I wrote this post in 2016 and Sheri McGregor put it in an anthology, a kind of “Chicken Soup for the Soul” for nature freaks. The essay would belong to Sowing Creek Press for a year following publication after which I could do anything I wanted with it, such as post it here on Plastic Farm Animals.
If you enjoy stories about nature and inspiration, please get yourself a copy of “Nature’s Healing Spirit: Real Life Stories to Nurture the Soul.”
Carl lives on a wooded promontory with a view of the flood plain. Mainstay in an ever-changing world, he’s been standing tall for decades. Yesterday I walked the half mile through the woods to spend time with him. I went in the morning before it was hot, armed with a spider stick, and prepared to retreat if accosted by too many black gnats and mosquitoes. But summer storms have reduced the spider webs to bearable, and mosquitoes and gnats were also at a minimum.
My legs are strong and sure on this familiar trail. I hit my stride about five minutes out. I’m drenched in living earth, fragrant with pine needles and leaf mulch. Generations of trees surround me, from tiny sprouts to giant sentinels. The air hums with woodpeckers and cicadas. I swing my head to the left when a squirrel rustles in the undergrowth. Sometimes deer startle me, leaping up and blasting away like gunshots. Once I came across a fox, scratching fleas. Another time, a Barred owl swooped down to take a better look and flew back to its perch to keep an eye on me.
Carl receives me in his reassuringly taciturn way, eyes forward. He reaches out with solid, steady limbs and I feel safe. Without a word, Carl and I are in our happy place once again. He is a beautiful example of his species, an American Beech. Or perhaps he is, as I often joke, a son of a beech. Nature gave Carl markings that resemble a human face on the side facing the stream. He has a jaunty mustache with a twig sprouting from the corner, like a pipe stem or cigarette. This year a praying mantis chose to build an egg case on his cigarette.
Old forest lore referred to the majestic beech as Queen of the forest. Their trunks are smooth and straight, mottled with white and gray spots. They have the peculiarity of retaining their leaves all winter, only losing them when new growth pushes them out. Their leaves provide a spark of ocher in the cold, monochromatic months. Surely this tenacity is one of the things that appeals to me as I walk towards the winter of my life.
The neighbors pooled their resources a couple of months ago to build a cedar bench for my sixty-second birthday. Lyle and Amie loaded it in the tractor bucket and carried it to Carl’s side. Jason and Doug dug holes and sunk the legs into the earth. It is sturdy and wide and smells like my mother’s cedar hope chest.
I climb on and sit, legs dangling. The size of Carl’s bench turns me into a youngster. I lay back and peer up through the understory at the sky. My heart swells and my eyes get moist. Time stops. I’m alone and connected. There is only this moment and this place and yet I’m aware of all the moments of my life. All the good ones, anyway.

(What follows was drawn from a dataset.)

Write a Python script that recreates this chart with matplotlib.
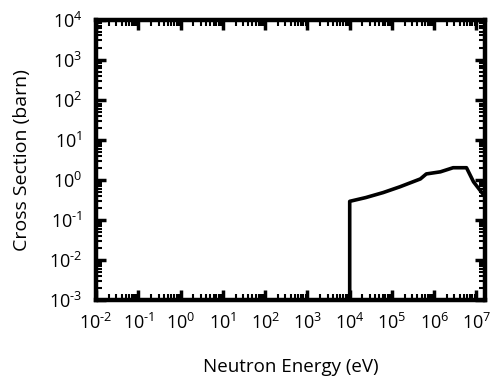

I think about my friends who cared enough to add this bench to my favorite spot. I recall our many shared meals, the birthday candles and wishes, and remember delicious Sunday dinners at Nana’s. My thoughts wander forward to our daughter Emily’s wedding and our first glimpse of her baby boy. I think about Bob and how lucky I am to have a partner that gets my twisted sense of humor, and how relieved we both are that he is well and recovering his smile.
I caught part of the TED radio hour the other day. They were talking about aging and time. As we age we become more positive, yet joyful occasions often bring a tear to our eye. We find ourselves experiencing the past, present and future simultaneously. Surely holding our grandson for the first time will trigger a montage of feelings; all the way back to Emily as a tiny girl, and fast forwarding to imagine little Nolan as a grown man.
This is why I visit Carl in his special place. To think, remember, imagine, let go, connect, rejoice and weep. Carl seems to understand, he never questions. He just stands there with his cigarette and looks off across the ages.